The truth is that there is a quite peculiar and individual character about the hold of this story on human nature; it is not in its psychological substance at all like a mere legend or the life of a great man. It does not exactly in the ordinary sense turn our minds to greatness; to those extensions and exaggerations of humanity which are turned into gods and heroes, even by the healthiest sort of hero worship. It does not exactly work outwards, adventurously to the wonders to be found at the ends of the earth. It is rather something that surprises us from behind, from the hidden and personal part of our being; like that which can sometimes take us off our guard in the pathos of small objects or the blind pieties of the poor. It is rather as if a man had found an inner room in the very heart of his own house, which he had never suspected; and seen a light from within.
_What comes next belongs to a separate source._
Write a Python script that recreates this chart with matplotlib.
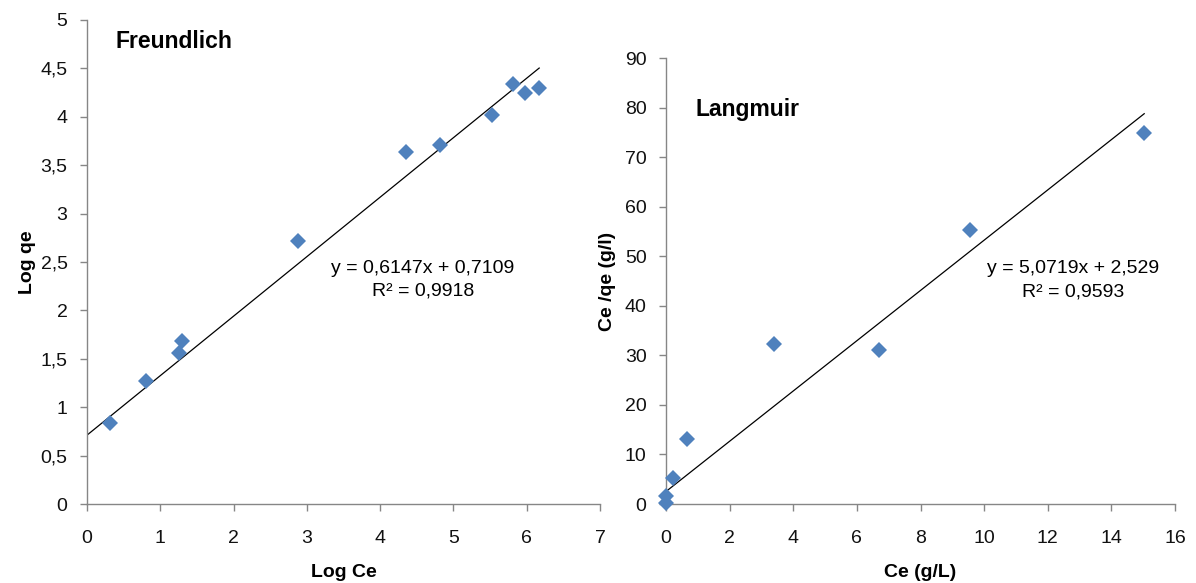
import numpy as np
import matplotlib.pyplot as plt
from matplotlib.ticker import FuncFormatter

plt.rcParams['font.family'] = ['Liberation Sans', 'DejaVu Sans']

# Freundlich data
log_ce = [0.31, 0.80, 1.25, 1.30, 2.88, 4.35, 4.82, 5.52, 5.81, 5.98, 6.17]
log_qe = [0.84, 1.27, 1.56, 1.68, 2.72, 3.64, 3.71, 4.02, 4.34, 4.25, 4.30]
fr_slope, fr_icpt = 0.6147, 0.7109

# Langmuir data
ce = [0.0, 0.01, 0.22, 0.66, 3.40, 6.70, 9.56, 15.03]
ce_qe = [0.3, 1.6, 5.2, 13.1, 32.3, 31.1, 55.3, 74.9]
la_slope, la_icpt = 5.0719, 2.529

blue = '#4F81BD'
grey = '#868686'


def comma_fmt(v, pos):
    s = ('%g' % v)
    return s.replace('.', ',')


def style_axis(ax):
    for s in ['top', 'right']:
        ax.spines[s].set_visible(False)
    for s in ['left', 'bottom']:
        ax.spines[s].set_color(grey)
        ax.spines[s].set_linewidth(1.0)
    ax.tick_params(axis='both', direction='out', length=5, width=1.0,
                   color=grey, labelsize=14, labelcolor='#111111')
    ax.tick_params(axis='x', pad=14)
    ax.tick_params(axis='y', pad=9)
    ax.xaxis.set_major_formatter(FuncFormatter(comma_fmt))
    ax.yaxis.set_major_formatter(FuncFormatter(comma_fmt))


fig = plt.figure(figsize=(11.96, 5.83), dpi=100)

# left: Freundlich
ax1 = fig.add_axes([0.0727, 0.1355, 0.4290, 0.8302])
ax1.plot(log_ce, log_qe, 'D', color=blue, markersize=8.5, markeredgewidth=0,
         clip_on=False, zorder=3)
xl = np.array([0, max(log_ce)])
ax1.plot(xl, fr_slope * xl + fr_icpt, color='black', lw=0.9)
ax1.set_xlim(0, 7)
ax1.set_ylim(0, 5)
ax1.set_xticks(np.arange(0, 8, 1))
ax1.set_yticks(np.arange(0, 5.01, 0.5))
style_axis(ax1)
ax1.text(0.055, 0.955, 'Freundlich', transform=ax1.transAxes, fontsize=16.5,
         fontweight='bold', va='center', ha='left')
ax1.text(0.655, 0.463, 'y = 0,6147x + 0,7109\nR² = 0,9918', transform=ax1.transAxes,
         fontsize=14, ha='center', va='center', linespacing=1.45)
ax1.set_xlabel('Log Ce', fontsize=14, fontweight='bold', labelpad=12)
ax1.set_ylabel('Log qe', fontsize=14, fontweight='bold', labelpad=3)

# right: Langmuir
ax2 = fig.add_axes([0.5569, 0.1355, 0.4256, 0.7650])
ax2.plot(ce, ce_qe, 'D', color=blue, markersize=8.5, markeredgewidth=0,
         clip_on=False, zorder=3)
xr = np.array([0, max(ce)])
ax2.plot(xr, la_slope * xr + la_icpt, color='black', lw=0.9)
ax2.set_xlim(0, 16)
ax2.set_ylim(0, 90)
ax2.set_xticks(np.arange(0, 17, 2))
ax2.set_yticks(np.arange(0, 91, 10))
style_axis(ax2)
ax2.text(0.057, 0.885, 'Langmuir', transform=ax2.transAxes, fontsize=16.5,
         fontweight='bold', va='center', ha='left')
ax2.text(0.8, 0.502, 'y = 5,0719x + 2,529\nR² = 0,9593', transform=ax2.transAxes,
         fontsize=14, ha='center', va='center', linespacing=1.45)
ax2.set_xlabel('Ce (g/L)', fontsize=14, fontweight='bold', labelpad=12)
ax2.set_ylabel('Ce /qe (g/l)', fontsize=14, fontweight='bold', labelpad=6)

fig.savefig('out.png', dpi=100)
It is if he found something at the back of his own heart that, betrayed him into good. It is not made of what the world would call strong materials; or rather it is made of materials whose strength is in that winged levity with which they brush and pass. It is all that is in us but a brief tenderness that there made eternal; all that means no more than a momentary softening that is in some strange fashion become strengthening and a repose; it is the broken speech and the lost word that are made positive and suspended unbroken; as the strange kings fade into a far country and the mountains resound no more with the feet of the shepherds; and only the night and the cavern lie in fold upon fold over something more human than humanity.